Might this be due to the explosion on neuroscience publications that are not related to artificial neural networks? There haven't been major breakthroughs in ANNs lately
in machine learning, the 'big' thing about neural networks at the moment is deep learning via some sort of unsupervised pre-training. there's be a lot of work published on this recently.
(Note that this is quite a one-sided view of things, but it does convey the excitement of deep-learning researchers and the potential of what might be possible.)
Although I'm not in deep learning myself (I'm a computer vision researcher), here's a TL;DR as I understand it: rather than having people in specific domains such as computer vision or speech processing create their own features, the idea is to take raw inputs (pixels in the case of images) and train multi-layer neural net architectures that "learn" the relevant higher-level features in an unsupervised way (i.e., without labeled training data). Some of these seem to be pulling out interesting features and perform competitively on a few benchmarks in vision and other fields.
I'm not sold on this yet, because it seems like the complexity of designing features has merely been traded in for the complexity of designing different learning architectures, but it's certainly becoming quite popular these days (mostly led by Geoff Hinton of Toronto, Yoshua Bengio of Montreal, and Yann LeCunn of NYU).
No, non-parametric learning is an unrelated topic, which seeks to estimate probability distributions without using "parametric" (= having known structure) models. The canonical example of a non-parametric approach is using histograms, or their generalization, called Parzen Windows.
That's an orthogonal distinction. The methods thus far have typically been parametric, in that there's a fixed network topology and the learning algorithm adjusts the (fixed set of) weights on the edges. There's no reason, though, why you couldn't have a nonparametric version that adaptively chose the number of hidden nodes in the networks and the connectivity structure.
Also, take a look at some of the work by J.Schmidhuber (http://www.idsia.ch/~juergen/). For example, the LSTM architecture is quite powerful. And he very successfully applied those RNN models to a wide number of areas (handwriting recognition, robotics, ...).
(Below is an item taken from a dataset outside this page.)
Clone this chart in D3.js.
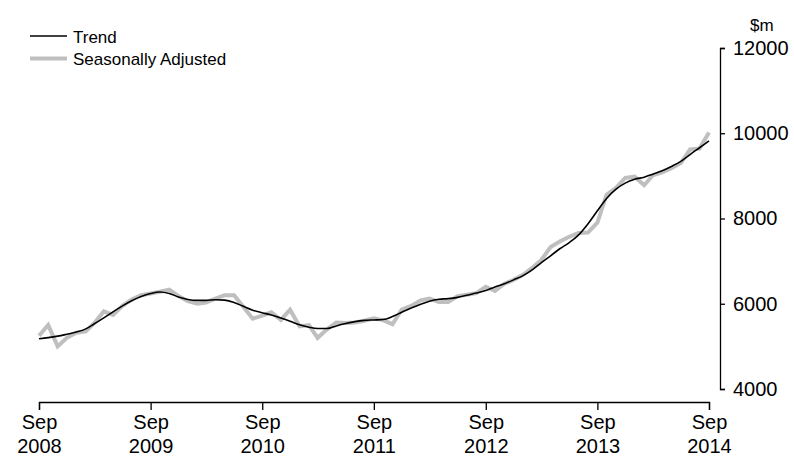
<!DOCTYPE html>
<html>
<head>
<meta charset="utf-8">
<script src="https://cdn.jsdelivr.net/npm/d3@7"></script>
<style>
    body { margin: 0; background: #fff; }
    svg text { font-family: "Liberation Sans", Arial, sans-serif; fill: #000; }
</style>
</head>
<body>
<div id="chart"></div>
<script>
// monthly, Sep 2008 .. Sep 2014
const startMonth = '2008-09';
const monthCount = 73;

const trend = [
    5180, 5205, 5240, 5285, 5335, 5410, 5530, 5670, 5810, 5950, 6070, 6170,
    6240, 6275, 6240, 6160, 6100, 6080, 6080, 6095, 6085, 6030, 5940, 5850,
    5790, 5735, 5665, 5590, 5505, 5450, 5420, 5420, 5480, 5535, 5580, 5610,
    5620, 5630, 5700, 5800, 5900, 5990, 6060, 6105, 6120, 6150, 6200, 6250,
    6310, 6395, 6470, 6560, 6660, 6800, 6960, 7125, 7290, 7435, 7610, 7870,
    8180, 8470, 8690, 8830, 8920, 8970, 9040, 9120, 9220, 9340, 9500, 9660,
    9820
];

const seasAdj = [
    5250, 5500, 5000, 5200, 5320, 5350, 5550, 5820, 5740, 5950, 6100, 6200,
    6240, 6280, 6330, 6180, 6060, 6000, 6030, 6120, 6200, 6200, 5930, 5650,
    5720, 5800, 5620, 5860, 5470, 5500, 5200, 5400, 5560, 5550, 5560, 5600,
    5660, 5615, 5520, 5860, 5950, 6080, 6120, 6040, 6040, 6180, 6210, 6250,
    6400, 6300, 6470, 6560, 6680, 6850, 7020, 7330, 7460, 7570, 7660, 7670,
    7900, 8560, 8720, 8950, 8980, 8780, 9010, 9080, 9180, 9300, 9620, 9640,
    10020
];

const yTicks = [4000, 6000, 8000, 10000, 12000];
const xTickYears = [2008, 2009, 2010, 2011, 2012, 2013, 2014];
const legendLabels = ['Trend', 'Seasonally Adjusted'];

const width = 794, height = 456;
const colors = { trend: '#000000', seas: '#bfbfbf' };

const parseMonth = d3.timeParse('%Y-%m');
const start = parseMonth(startMonth);
const dates = d3.range(monthCount).map(i => d3.timeMonth.offset(start, i));

const svg = d3.select('#chart')
    .append('svg')
    .attr('width', width)
    .attr('height', height);

const x = d3.scaleTime()
    .domain([dates[0], dates[dates.length - 1]])
    .range([39, 709]);

const y = d3.scaleLinear()
    .domain([4000, 12000])
    .range([389, 48]);

// y axis on the right
const yAxis = svg.append('g')
    .attr('transform', 'translate(720,0)')
    .call(d3.axisRight(y)
        .tickValues(yTicks)
        .tickSize(5)
        .tickSizeOuter(5)
        .tickPadding(8)
        .tickFormat(d3.format('d')));
yAxis.selectAll('path, line').attr('stroke', '#000').attr('stroke-width', 1.3);
yAxis.selectAll('text').style('font-size', '20px').attr('fill', '#000');

svg.append('text')
    .attr('x', 750)
    .attr('y', 31)
    .style('font-size', '17px')
    .text('$m');

// x axis, two-line labels
const xTickDates = xTickYears.map(yr => new Date(yr, 8, 1));
const xAxis = svg.append('g')
    .attr('transform', 'translate(0,402)')
    .call(d3.axisBottom(x)
        .tickValues(xTickDates)
        .tickSize(8)
        .tickSizeOuter(8)
        .tickFormat(''));
xAxis.selectAll('path, line').attr('stroke', '#000').attr('stroke-width', 1.3);
xAxis.selectAll('.tick text').remove();
const xLabels = xAxis.selectAll('.tick')
    .append('text')
    .attr('text-anchor', 'middle')
    .style('font-size', '20px');
xLabels.append('tspan').attr('x', 0).attr('y', 27).text('Sep');
xLabels.append('tspan').attr('x', 0).attr('y', 51).text(d => d3.timeFormat('%Y')(d));

// lines
const line = d3.line()
    .x((d, i) => x(dates[i]))
    .y(d => y(d));

svg.append('path')
    .datum(seasAdj)
    .attr('fill', 'none')
    .attr('stroke', colors.seas)
    .attr('stroke-width', 4)
    .attr('stroke-linejoin', 'miter')
    .attr('d', line);

svg.append('path')
    .datum(trend)
    .attr('fill', 'none')
    .attr('stroke', colors.trend)
    .attr('stroke-width', 1.6)
    .attr('d', d3.line().curve(d3.curveMonotoneX).x((d, i) => x(dates[i])).y(d => y(d)));

// legend
const legend = svg.append('g');
const legendRows = [
    { label: legendLabels[0], color: colors.trend, w: 1.6, y: 36 },
    { label: legendLabels[1], color: colors.seas, w: 4, y: 58.5 }
];
legendRows.forEach(r => {
    legend.append('line')
        .attr('x1', 30).attr('x2', 67)
        .attr('y1', r.y).attr('y2', r.y)
        .attr('stroke', r.color)
        .attr('stroke-width', r.w);
    legend.append('text')
        .attr('x', 73)
        .attr('y', r.y + 6.5)
        .style('font-size', '17px')
        .text(r.label);
});
</script>
</body>
</html>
Are you sure about this? I'm not an expert by any means but when I participated in the Netflix Prize a few years, there seemed to be lots of investigation about different variations of neural networks.
The backpropagation neural network itself is a variation of many nonlinear, additive statistical models. The field emerged as an independent entity largely because it had "cool" neurological connotations and was largely ignored by statisticians. The Netflix prize was ultimately won using linear algebra with sensible starting values (the KDD paper that describes the winning method is remarkably easy to read).
backpropagation is just the chain rule of differentiation. each layer of an ANN is logistic regression, which statisticians have been and continue to be interested in.
i'm not sure your caricature of the netflix winning solution is correct: i believe it was a blending of around 25 different models (including, i think, the RBM someone pointed about above) each in themselves quite varied from one another. this is typically how these challenges are won.
not an expert either, and indeed, the Hinton papers on RBMs are the last thing i remember reading about. But their invention dates back to the 80s. I 'm just noticing that if you search "neural network" on google scholar for the recent years, you will find many neuroscientific results. Of course i dont have the data to back it up.
Well, but he's conditioning on "machine learning" already (the little caption on the histogram says "P(neural network | machine learning"), so that most likely filters out the straight neuroscience papers.
It is true that these things are becoming more popular. I've found in practice that a modern computer scientist is still more likely to solve a simple learning problem with some form of regression, if only because it's faster than training a NN.